A According to attorney Alan Kucker, there is no official formula, but there is one based on the case law. He says the safest way to calculate the new rent is to take the stabilized rent prior to the commercial tenancy and calculate a two-year vacancy lease followed by a one-year renewal increase. It would never be an overcharge if you calculate the increase based on the minimum increases, says Kucker. Of course, the unit must have been actually exempt and not vacant for this principle to apply.
You should also take note of the date that you expect your new residential tenant to move in. Depending on how long it takes you to rent out the apartment, you may be able to apply two two-year renewal increases instead of a two-year renewal and a one-year renewal increase.
Attorney Niles Welikson points to a DHCR Opinion Letter issued in September 1993. The letter deals with an apartment that was exempt from rent regulation because it had been rented to a commercial tenant since 1986.

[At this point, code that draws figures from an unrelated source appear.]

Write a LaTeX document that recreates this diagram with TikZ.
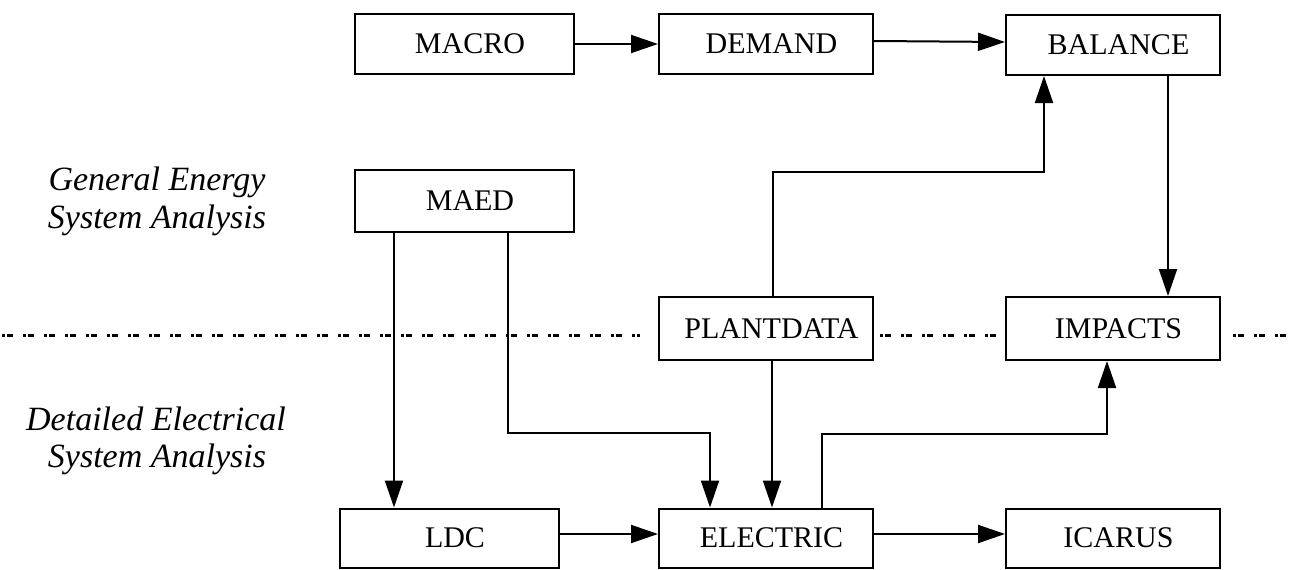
\documentclass[tikz,border=0pt]{standalone}
\usepackage{fontspec}
\setmainfont{Liberation Serif}
\usetikzlibrary{arrows.meta}
\begin{document}
\begin{tikzpicture}[x=1pt,y=-1pt,
  box/.style={draw, line width=2pt, minimum width=214pt, minimum height=61pt, inner sep=0pt, font=\fontsize{30}{36}\selectfont, execute at begin node=\hspace*{11pt}},
  conn/.style={line width=2pt},
  arr/.style={conn, -{Triangle[length=27pt,width=18pt]}},
  lbl/.style={font=\fontsize{34}{40}\selectfont\itshape, anchor=base},
  sep/.style={line width=3pt, dash pattern=on 3pt off 2pt on 6pt off 10pt}]
\useasboundingbox (0,0) rectangle (1294,570);
% boxes
\node[box, minimum width=219pt, minimum height=60pt] (macro) at (464.5,44) {MACRO};
\node[box, minimum height=60pt] (demand) at (766,44) {DEMAND};
\node[box, minimum height=60pt] (balance) at (1113,45) {BALANCE};
\node[box, minimum width=219pt, minimum height=62pt] (maed) at (464.5,201) {MAED};
\node[box, minimum height=63pt] (plant) at (766,328.5) {PLANTDATA};
\node[box, minimum height=63pt] (impacts) at (1113,328.5) {IMPACTS};
\node[box, minimum width=219pt, minimum height=59pt] (ldc) at (449.5,538) {LDC};
\node[box, minimum height=59pt] (electric) at (766,538) {ELECTRIC};
\node[box, minimum height=59pt] (icarus) at (1113,538) {ICARUS};
% labels
\node[lbl] (ge1) at (157,190) {General Energy};
\node[lbl] (ge2) at (157,228) {System Analysis};
\node[lbl] (de1) at (156,430) {Detailed Electrical};
\node[lbl] (de2) at (157,467) {System Analysis};
% separator
\coordinate (d0) at (2,335);
\coordinate (d1) at (640,335);
\coordinate (d2) at (880,335);
\coordinate (d3) at (1000,335);
\coordinate (d4) at (1233,335);
\coordinate (d5) at (1292,335);
\draw[sep] (d0) -- (d1);
\draw[sep] (d2) -- (d3);
\draw[sep] (d4) -- (d5);
% bend points
\coordinate (pb) at (1044,172);
\coordinate (me) at (710,433);
\coordinate (ei) at (1107,434);
% connectors
\draw[arr] (macro.east) -- (demand.west);
\draw[arr] ([yshift=3pt]demand.east) -- ([yshift=3pt]balance.west);
\draw[arr] (773,0 |- plant.north) |- (pb) -- (pb |- balance.south);
\draw[arr] (1168,0 |- balance.south) -- (1168,0 |- impacts.north);
\draw[arr] (394,0 |- maed.south) -- (394,0 |- ldc.north);
\draw[arr] (508,0 |- maed.south) |- (me) -- (me |- electric.north);
\draw[arr] (772,0 |- plant.south) -- (772,0 |- electric.north);
\draw[arr] (822,0 |- electric.north) |- (ei) -- (ei |- impacts.south);
\draw[arr] ([yshift=4pt]ldc.east) -- ([yshift=4pt]electric.west);
\draw[arr] ([yshift=4pt]electric.east) -- ([yshift=4pt]icarus.west);
\end{tikzpicture}
\end{document}
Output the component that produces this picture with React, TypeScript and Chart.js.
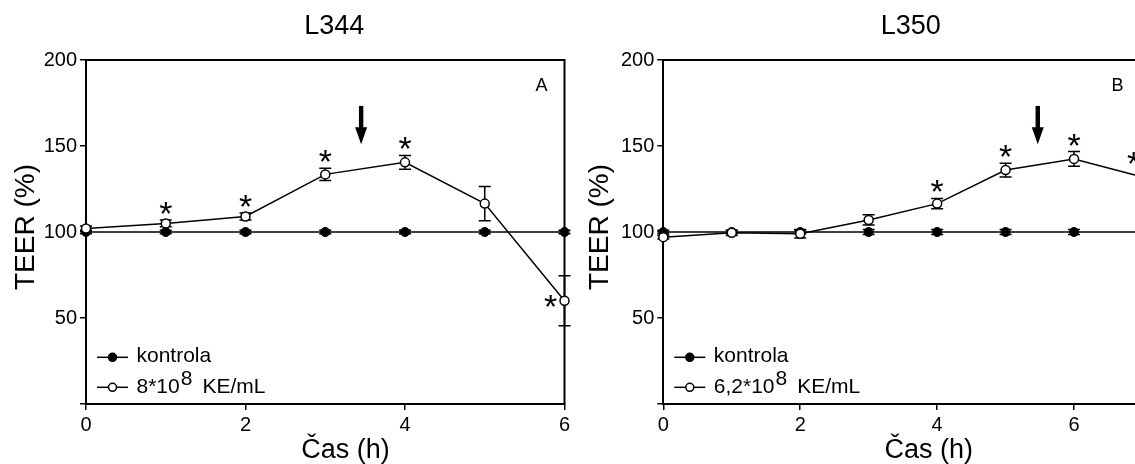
import React, { useEffect, useRef } from "react";
import { Chart, registerables } from "chart.js";

Chart.register(...registerables);

const FONT = '"Liberation Sans", Arial, Helvetica, sans-serif';

// ---- Data: panel A (L344) ----
const hoursA = [0, 1, 2, 3, 4, 5, 6];
const kontrolaA = [100, 100, 100, 100, 100, 100, 100];
const kontrolaErrA = [1, 1, 1, 1, 1, 1, 1];
const treatedA = [102, 105, 109, 133.5, 140.5, 116.5, 60];
const treatedErrA = [1.5, 2, 2, 3.5, 4, 10, 14.5];
const signifA = [1, 2, 3, 4, 6];

// ---- Data: panel B (L350) ----
const hoursB = [0, 1, 2, 3, 4, 5, 6, 7];
const kontrolaB = [100, 100, 100, 100, 100, 100, 100, 100];
const kontrolaErrB = [1, 1, 1, 1.5, 1.5, 1.5, 1.5, 1.5];
const treatedB = [97, 99.5, 99, 107, 116.5, 136, 142.5, 132];
const treatedErrB = [1, 1.5, 2.5, 3, 3, 4, 4.3, 4];
const signifB = [4, 5, 6, 7];

// ---- Ticks ----
const yTicks = [0, 50, 100, 150, 200];
const xTicks = [0, 2, 4, 6];

type Panel = {
  canvasLeft: number;
  width: number;
  yWidth: number;
  padTop: number;
  padRight: number;
  xMax: number;
  title: string;
  titleX: number;
  letter: string;
  letterDx: number;
  legendMain: string;
  legendSup: string;
  legendTail: string;
  arrowHour: number;
  xTitleX: number;
  yTitleX: number;
  hours: number[];
  kontrola: number[];
  kontrolaErr: number[];
  treated: number[];
  treatedErr: number[];
  signif: number[];
  starOffsets: Record<number, [number, number]>;
};

const panelA: Panel = {
  canvasLeft: 0,
  width: 580,
  yWidth: 86,
  padTop: 60,
  padRight: 15.5,
  xMax: 6,
  title: "L344",
  titleX: 334.3,
  letter: "A",
  letterDx: -23,
  legendMain: "8*10",
  legendSup: "8",
  legendTail: "KE/mL",
  arrowHour: 3.45,
  xTitleX: 345.5,
  yTitleX: 33.5,
  hours: hoursA,
  kontrola: kontrolaA,
  kontrolaErr: kontrolaErrA,
  treated: treatedA,
  treatedErr: treatedErrA,
  signif: signifA,
  starOffsets: { 6: [-14, 0] },
};

const panelB: Panel = {
  canvasLeft: 580,
  width: 590,
  yWidth: 83.3,
  padTop: 60,
  padRight: 27.5,
  xMax: 7,
  title: "L350",
  titleX: 330.8,
  letter: "B",
  letterDx: -25,
  legendMain: "6,2*10",
  legendSup: "8",
  legendTail: "KE/mL",
  arrowHour: 5.47,
  xTitleX: 348.8,
  yTitleX: 27.8,
  hours: hoursB,
  kontrola: kontrolaB,
  kontrolaErr: kontrolaErrB,
  treated: treatedB,
  treatedErr: treatedErrB,
  signif: signifB,
  starOffsets: { 7: [-9, -19] },
};

function buildChart(canvas: HTMLCanvasElement, p: Panel) {
  const extras = {
    id: "extras",
    beforeDatasetsDraw(chart: any) {
      const { ctx, chartArea: a, scales } = chart;
      const x = scales.x;
      const y = scales.y;
      ctx.save();
      ctx.strokeStyle = "#000";
      ctx.lineWidth = 2;
      ctx.beginPath();
      ctx.moveTo(a.left, a.top);
      ctx.lineTo(a.right, a.top);
      ctx.lineTo(a.right, a.bottom);
      ctx.stroke();
      ctx.lineWidth = 1.5;
      const series: [number[], number[]][] = [
        [p.kontrola, p.kontrolaErr],
        [p.treated, p.treatedErr],
      ];
      for (const [vals, errs] of series) {
        vals.forEach((v, i) => {
          const px = x.getPixelForValue(p.hours[i]);
          const top = y.getPixelForValue(v + errs[i]);
          const bot = y.getPixelForValue(v - errs[i]);
          ctx.beginPath();
          ctx.moveTo(px, top);
          ctx.lineTo(px, bot);
          ctx.moveTo(px - 6, top);
          ctx.lineTo(px + 6, top);
          ctx.moveTo(px - 6, bot);
          ctx.lineTo(px + 6, bot);
          ctx.stroke();
        });
      }
      ctx.restore();
    },
    afterDraw(chart: any) {
      const { ctx, chartArea: a, scales } = chart;
      const x = scales.x;
      const y = scales.y;
      ctx.save();
      ctx.fillStyle = "#000";
      ctx.strokeStyle = "#000";

      // asterisks
      ctx.font = `34px ${FONT}`;
      ctx.textAlign = "center";
      ctx.textBaseline = "alphabetic";
      const m = ctx.measureText("*");
      const starMid = (m.actualBoundingBoxAscent - m.actualBoundingBoxDescent) / 2;
      p.signif.forEach((h) => {
        const i = p.hours.indexOf(h);
        const px = x.getPixelForValue(h);
        const off = p.starOffsets[h];
        let cx: number;
        let cy: number;
        if (off) {
          cx = px + off[0];
          cy = y.getPixelForValue(p.treated[i]) + off[1];
        } else {
          cx = px;
          cy = y.getPixelForValue(p.treated[i] + p.treatedErr[i]) - 12;
        }
        ctx.fillText("*", cx, cy + starMid);
      });

      // arrow
      const ax = x.getPixelForValue(p.arrowHour);
      const aTop = y.getPixelForValue(173.3);
      const aTip = y.getPixelForValue(151);
      const headLen = 17;
      ctx.fillRect(ax - 2.2, aTop, 4.4, aTip - aTop - headLen + 2);
      ctx.beginPath();
      ctx.moveTo(ax - 6, aTip - headLen);
      ctx.lineTo(ax + 6, aTip - headLen);
      ctx.lineTo(ax, aTip);
      ctx.closePath();
      ctx.fill();

      // panel letter
      ctx.font = `18px ${FONT}`;
      ctx.textAlign = "center";
      ctx.fillText(p.letter, a.right + p.letterDx, a.top + 31);

      // title
      ctx.font = `27px ${FONT}`;
      ctx.fillText(p.title, p.titleX, 34.3);

      // x title
      ctx.font = `27px ${FONT}`;
      ctx.fillText("Čas (h)", p.xTitleX, 457.5);

      // y title
      ctx.save();
      ctx.translate(p.yTitleX, (a.top + a.bottom) / 2 - 5);
      ctx.rotate(-Math.PI / 2);
      ctx.font = `28px ${FONT}`;
      ctx.textAlign = "center";
      ctx.fillText("TEER (%)", 0, 0);
      ctx.restore();

      // legend
      const lx0 = a.left + 11;
      const lx1 = a.left + 42;
      const lcx = (lx0 + lx1) / 2;
      const tx = a.left + 50.5;
      ctx.lineWidth = 1.5;
      const rows = [
        { ly: a.bottom - 46.7, by: a.bottom - 42.5, filled: true },
        { ly: a.bottom - 16.7, by: a.bottom - 10.8, filled: false },
      ];
      rows.forEach((r) => {
        ctx.beginPath();
        ctx.moveTo(lx0, r.ly);
        ctx.lineTo(lx1, r.ly);
        ctx.stroke();
        ctx.beginPath();
        ctx.arc(lcx, r.ly, 4, 0, Math.PI * 2);
        ctx.fillStyle = r.filled ? "#000" : "#fff";
        ctx.fill();
        ctx.stroke();
      });
      ctx.fillStyle = "#000";
      ctx.textAlign = "left";
      ctx.font = `21px ${FONT}`;
      ctx.fillText("kontrola", tx, rows[0].by);
      ctx.fillText(p.legendMain, tx, rows[1].by);
      const w1 = ctx.measureText(p.legendMain).width;
      ctx.fillText(p.legendSup, tx + w1 + 1, rows[1].by - 8);
      const w2 = ctx.measureText(p.legendSup).width;
      ctx.fillText(p.legendTail, tx + w1 + 1 + w2 + 10, rows[1].by);

      ctx.restore();
    },
  };

  return new Chart(canvas, {
    type: "line",
    data: {
      datasets: [
        {
          label: "treated",
          data: p.hours.map((h, i) => ({ x: h, y: p.treated[i] })),
          borderColor: "#000",
          borderWidth: 1.5,
          pointRadius: 4.5,
          pointBorderWidth: 1.5,
          pointBackgroundColor: "#fff",
          pointBorderColor: "#000",
          order: 0,
          clip: false as any,
        },
        {
          label: "kontrola",
          data: p.hours.map((h, i) => ({ x: h, y: p.kontrola[i] })),
          borderColor: "#000",
          borderWidth: 1.5,
          pointRadius: 4.5,
          pointBorderWidth: 1,
          pointBackgroundColor: "#000",
          pointBorderColor: "#000",
          order: 1,
          clip: false as any,
        },
      ],
    },
    options: {
      responsive: false,
      animation: false,
      devicePixelRatio: 1,
      layout: { padding: { top: p.padTop, right: p.padRight, bottom: 0, left: 0 } },
      plugins: {
        legend: { display: false },
        tooltip: { enabled: false },
        title: { display: false },
      },
      scales: {
        x: {
          type: "linear",
          min: 0,
          max: p.xMax,
          afterBuildTicks: (s: any) => {
            s.ticks = xTicks.map((v) => ({ value: v }));
          },
          afterFit: (s: any) => {
            s.height = 60;
          },
          grid: { drawOnChartArea: false, drawTicks: true, tickLength: 6, color: "#000", lineWidth: 1.5 },
          border: { display: true, color: "#000", width: 2 },
          ticks: {
            color: "#000",
            font: { family: FONT, size: 20 },
            padding: 3,
            maxRotation: 0,
            autoSkip: false,
          },
        },
        y: {
          type: "linear",
          min: 0,
          max: 200,
          afterBuildTicks: (s: any) => {
            s.ticks = yTicks.map((v) => ({ value: v }));
          },
          afterFit: (s: any) => {
            s.width = p.yWidth;
          },
          grid: { drawOnChartArea: false, drawTicks: true, tickLength: 6, color: "#000", lineWidth: 1.5 },
          border: { display: true, color: "#000", width: 2 },
          ticks: {
            color: "#000",
            font: { family: FONT, size: 20 },
            padding: 3,
            autoSkip: false,
            callback: (v: any) => (Number(v) === 0 ? "" : String(v)),
          },
        },
      },
    },
    plugins: [extras],
  } as any);
}

export default function App() {
  const refA = useRef<HTMLCanvasElement>(null);
  const refB = useRef<HTMLCanvasElement>(null);

  useEffect(() => {
    const cA = buildChart(refA.current!, panelA);
    const cB = buildChart(refB.current!, panelB);
    return () => {
      cA.destroy();
      cB.destroy();
    };
  }, []);

  return (
    <div
      style={{
        position: "fixed",
        left: 0,
        top: 0,
        width: 1135,
        height: 464,
        overflow: "hidden",
        background: "#fff",
      }}
    >
      <canvas
        ref={refA}
        width={panelA.width}
        height={464}
        style={{ position: "absolute", left: panelA.canvasLeft, top: 0, width: panelA.width, height: 464 }}
      />
      <canvas
        ref={refB}
        width={panelB.width}
        height={464}
        style={{ position: "absolute", left: panelB.canvasLeft, top: 0, width: panelB.width, height: 464 }}
      />
    </div>
  );
}
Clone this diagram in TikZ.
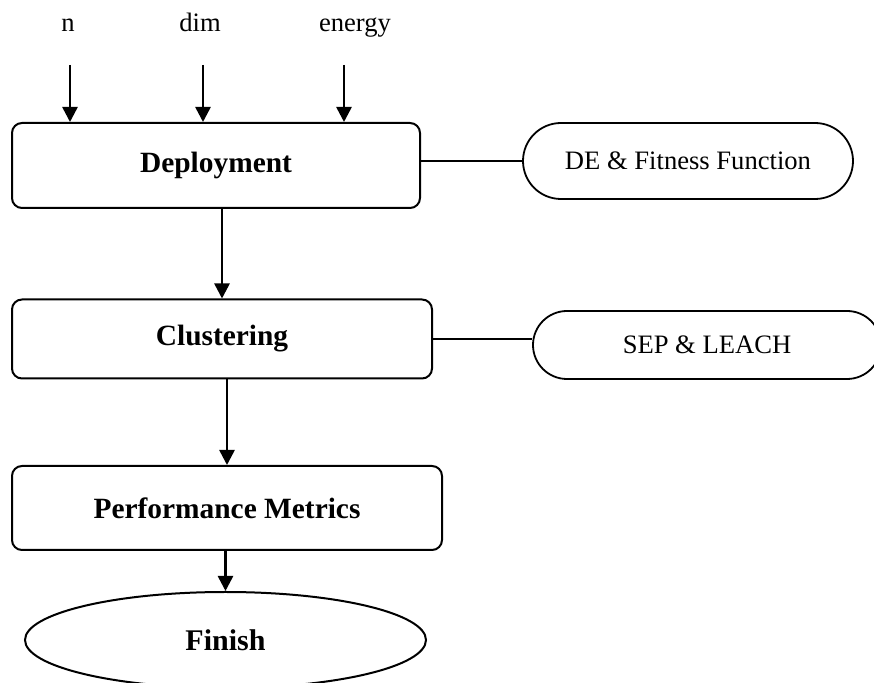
\documentclass[tikz,border=0pt]{standalone}
\usepackage{fontspec}
\setmainfont{Liberation Serif}
\usetikzlibrary{arrows.meta}
\usetikzlibrary{shapes.geometric}
\tikzset{
  box/.style= {draw, line width=1pt, rounded corners=5pt, font=\fontsize{14.7}{17}\selectfont\bfseries},
  term/.style= {draw, line width=0.9pt, rounded corners=18pt, font=\fontsize{13.3}{16}\selectfont},
  stop/.style= {draw, ellipse, line width=1pt, inner sep=0pt, font=\fontsize{15}{17}\selectfont\bfseries},
  lbl/.style= {anchor=base, font=\fontsize{13.3}{15}\selectfont},
  arr/.style= {-{Triangle[width=7.5pt,length=7.5pt]}, line width=1.3pt},
  link/.style= {line width=0.7pt},
}

\begin{document}
\begin{tikzpicture}[x=0.5pt, y=-0.5pt]
  \useasboundingbox (0,0) rectangle (874,683);

  \node [lbl] (n) at (68,32) {n} ;
  \node [lbl] (dim) at (200,32) {dim} ;
  \node [lbl] (energy) at (355,32) {energy} ;

  \node [box, minimum width=204pt, minimum height=42.5pt] (deploy) at (216,165.5) {Deployment} ;
  \node [box, minimum width=210pt, minimum height=39.5pt] (clust) at (222,339) {Clustering} ;
  \node [box, minimum width=215pt, minimum height=42pt] (perf) at (227,508) {Performance Metrics} ;
  \node [stop, minimum width=200.5pt, minimum height=48pt] (fin) at (225.5,640) {Finish} ;

  \node [term, minimum width=165pt, minimum height=38pt, rounded corners=19pt] (de) at (688,161) {DE \& Fitness Function} ;
  \node [term, minimum width=174pt, minimum height=34pt, rounded corners=17pt] (sep) at (707,345) {SEP \& LEACH} ;

  \coordinate (in1) at (70,65) ;
  \coordinate (in2) at (203,65) ;
  \coordinate (in3) at (344,65) ;

  \draw [arr] (in1) -- (in1 |- deploy.north) ;
  \draw [arr] (in2) -- (in2 |- deploy.north) ;
  \draw [arr] (in3) -- (in3 |- deploy.north) ;

  \draw [arr] (clust.north |- deploy.south) -- (clust.north) ;
  \draw [arr] (perf.north |- clust.south) -- (perf.north) ;
  \draw [arr] (perf.south -| fin.north) -- (fin.north) ;

  \draw [link] (deploy.east |- de.west) -- (de.west) ;
  \draw [link] (clust.east) -- (clust.east -| sep.west) ;
\end{tikzpicture}
\end{document}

The owner wanted to rent the apartment to a residential rent-stabilized tenant, and asked the DHCR how to calculate the rent. The owner claimed that the last rent-stabilized tenant was paying $900 per month when he moved out of the apartment in 1986.
The DHCR told the owner to compute the rent as follows: (1) use $900 as the starting point; (2) add the guideline and vacancy increases applicable for a two-year lease beginning in 1986; (3) add the guideline increase for two two-year renewal leases (1988 and 1990); (4) if the new tenant's move-in date is less than seven years after the last residential tenant moved out, add the guideline increase for a one-year renewal; (5) if the move-in date is after seven years, use the increase for a two-year renewal for 1992.